There are many diverse communities where residents living off campus can reside. Here are some neighborhoods to consider.
Called “The Hub City” for its central location between Philadelphia and New York City, New Brunswick contains a rich history alongside all the conveniences of a small city and college town, including a blossoming theater district and an abundance of local restaurants and bars. Undergraduates will find the easy access to the Rutgers bus system and proximity to College Avenue Campus a plus while graduate students and faculty may long for a quieter locale. Take NJ Transit from the centrally located train station for a quick ride to Manhattan, Princeton, or Philadelphia.
Cross the bridge over the Raritan River and you enter Highland Park, a small, quiet suburban community populated mostly by families. While walking to Busch, Livingston or Cook/Douglass campuses is difficult from this distance, downtown New Brunswick and the Rutgers bus system are just a quick walk away. Graduate students and faculty with families will benefit from the quiet of this community; the shops and many kosher restaurants in Highland Park close early, making traveling outside of the town for most nightlife and socialization necessary.

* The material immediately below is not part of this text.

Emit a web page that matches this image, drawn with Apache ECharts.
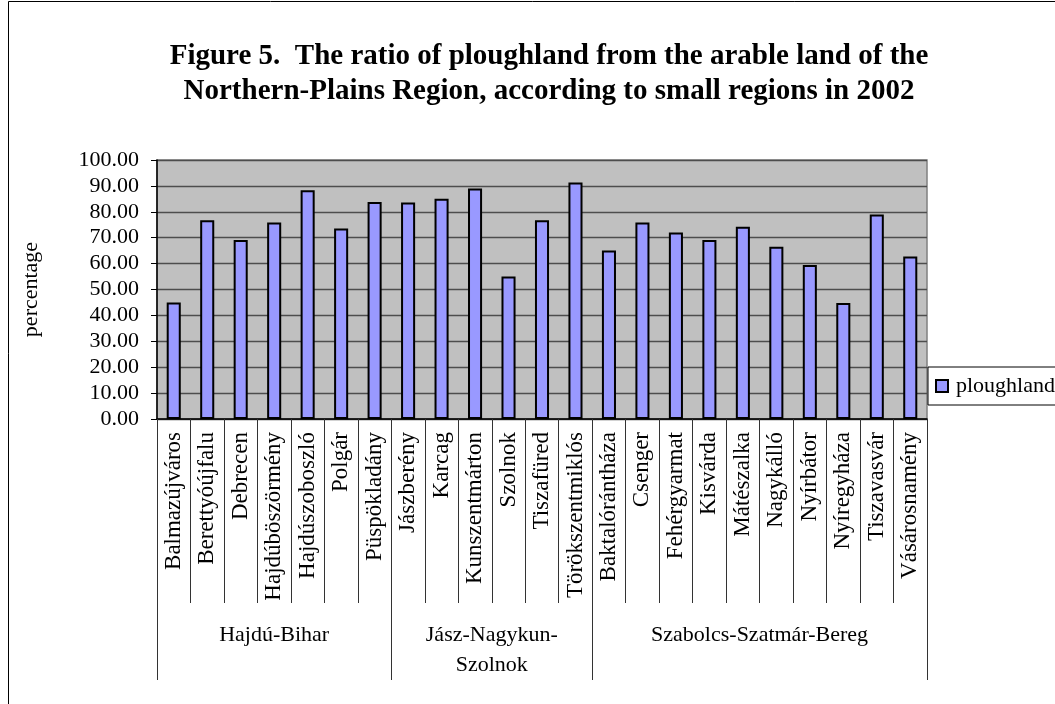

Continue over the bridge and through Highland Park and you will find yourself in historic Edison, home of Thomas Edison’s industrial research laboratory. Edison is a community comprised of more than 100,000 residents, 30 parks, and the hub of numerous rail and highway networks. A car will also be necessary for Rutgers community members commuting from Edison to the New Brunswick Campus. However, there are many residences conveniently located near the Edison train station, which is one stop away from New Brunswick. With almost 20 public schools and three public libraries, Edison is a wonderful living option for those individuals looking to raise a family near campus.
Home to the Busch and Livingston Campuses and Rutgers Scarlet Knights football team’s High Point Solutions Stadium, Piscataway boasts a fair percentage of apartments, townhouses, and condominiums although most housing accommodations are single-family dwellings. Because of Piscataway’s large size (almost 20 square miles), students and faculty can determine how far from campus they want to live based upon their dependency on the bus system. With over 20 parks, lovers of the outdoors will feel right at home here.
Rutgers community members interested in living in East Brunswick will find a car necessary to commute to campus for class. A large portion of the town is dedicated to the Rural Preservation Zone, so nature lovers will enjoy living here. With a highly reputed public school system, East Brunswick offers a good community for growing families.
Like Piscataway and East Brunswick, living in Somerset necessitates a car in order to commute to any of the five campuses at Rutgers–New Brunswick. Somerset is a part of the Township of Franklin, which also encompasses the historic and geographic areas of Zarephath, East Millstone, Franklin Park, Griggstown, Middlebush, and portions of Kingston and Little Rocky Hill. The bustling Easton Avenue cuts through Somerset, home to many university favorite places to eat and socialize.